Dabei hat Joan so viel Spaß, dass sie nicht mit David zusammen nach Hause fährt, und nimmt sich 50 Dollar von Johns Spesenkonto, die sie allerdings schnell beim Würfeln verliert. Am Ende hat sie das komplette Konto geleert und blitzt bei Corrigan ab, als sie ihn bittet, ihr die 600 Dollar zu leihen, um das Konto wieder aufzufüllen. Nur durch die Verpfändung ihrer Kamera ist Joan schließlich in der Lage, das Konto wieder auf den ursprünglichen Stand zu bringen. Doch als Joans neurotische ältere Schwester Ruth (Edith Barrett) auftaucht, wenden sich die Dinge nicht zum Besseren, zumal Corrigan ein Auge auf Joan geworfen hat…
Kritik:
Nachdem Billy Wilders Drama „Das verlorene Wochenende“ (1945) mit vier Oscars ausgezeichnet worden ist – u.a. für Ray Milland als bester Hauptdarsteller -, fand Hollywood Gefallen an Dramen über Alkohol- und Spielsucht. Susan Hayward erhielt für ihre Darstellung einer Alkoholikerin in Stuart Heislers „Smash-Up: The Story Of A Woman“ (1947) ihre erste Oscar-Nominierung, Robert Siodmak thematisierte mit Gregory Peck und Ava Gardner in „Der Spieler“ (1949) die Spielsucht nach einer Novelle von Dostojewski, und Mervyn LeRoys „Hoher Einsatz“ (1949) war mit Clark Gable und Alexis Smith ebenfalls prominent besetzt.
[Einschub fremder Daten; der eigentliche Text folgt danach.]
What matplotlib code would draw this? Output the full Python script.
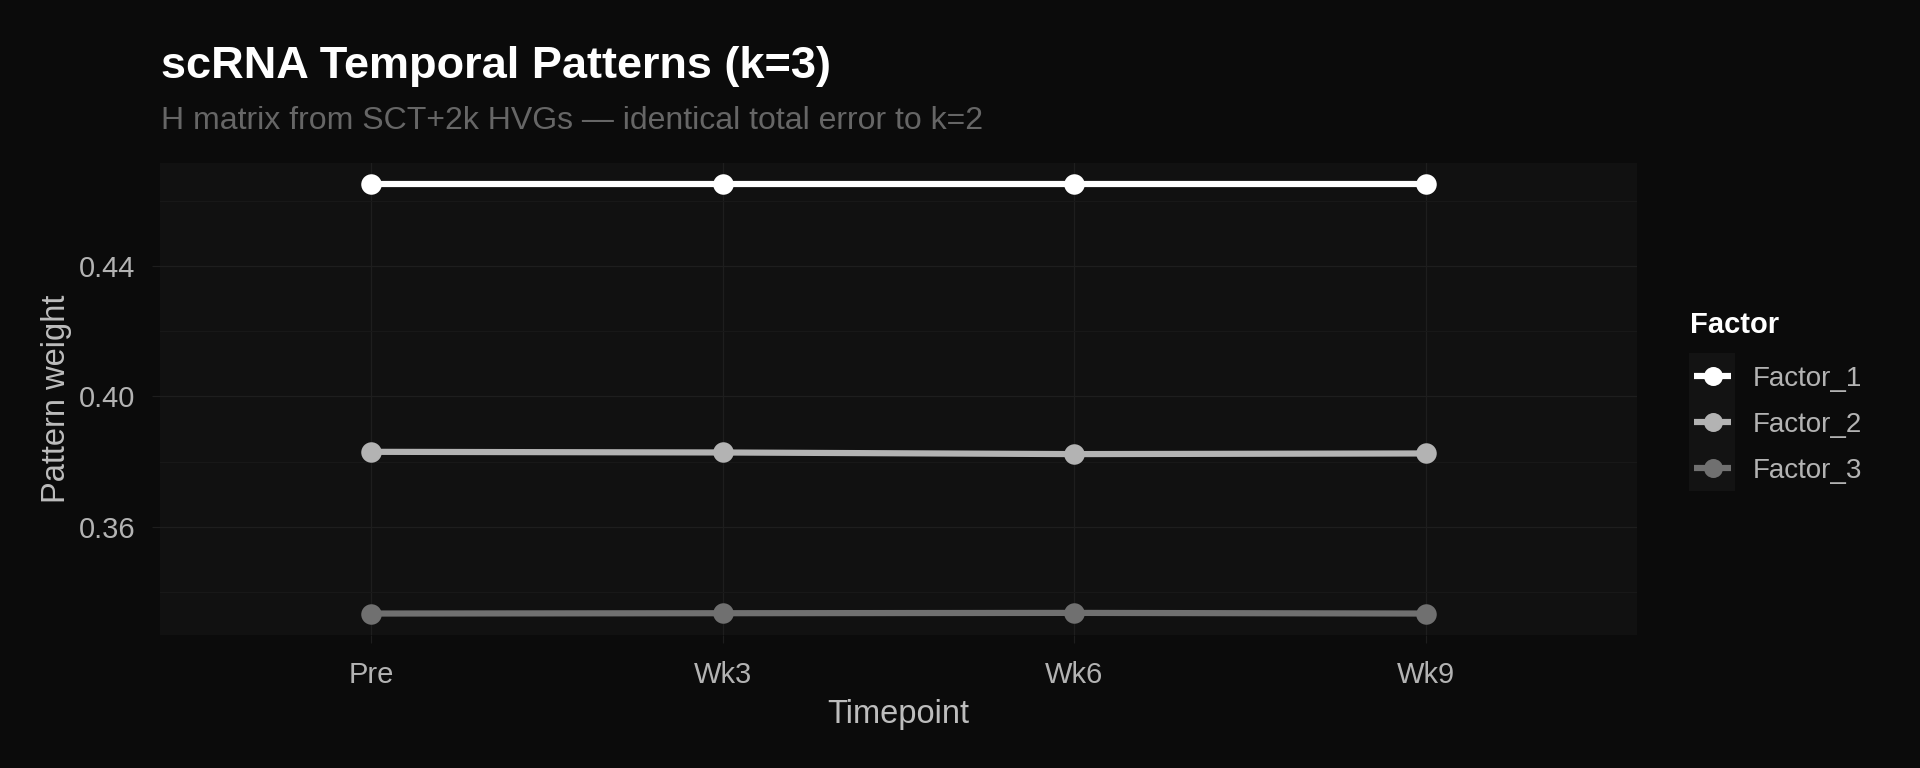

Michael Gordon, der zuvor mit „Das Netz“ (1947) und „An Act od Murder“ (1948) bereits zwei Film-noir-Stoffe inszeniert hatte, konzentriert sich in „Spielfieber“ ganz auf die Figur der spielsüchtigen Joan Boothe, die von Barbara Stanwyck überzeugend komplex dargestellt wird. Ihre Geschichte wird – typisch für den Film noir – als Rückblende von ihrem verzweifelten und ratlosen Ehemann erzählt, wobei die psychologische Erklärung für Joans Spielsucht nicht sehr einfallsreich auf das Verhältnis zu ihrer neurotischen Schwester zurückgeführt wird, die sich nach dem Tod der Mutter um die jüngere Joan kümmern musste und so in ihrer eigenen persönlichen Entwicklung zurückstecken musste, während Joan heiraten und ein erfülltes Leben genießen konnte.
Die Faszination, die Joan für das Glücksspiel empfindet, bringt „Spielfieber“ vor allem in den Nahaufnahmen gut zur Geltung, wenn Joan die Aufregung ins Gesicht geschrieben steht. Doch davon abgesehen bietet Gordons Drama wenig Höhepunkte. Nicht mal Joans Selbstmordversuch im Krankenhaus sorgt für Spannung. So ist es allein Barbara Stanwyck zu verdanken, dass „Spielfieber“ nicht zu einem rührseligen Melodram verkommt.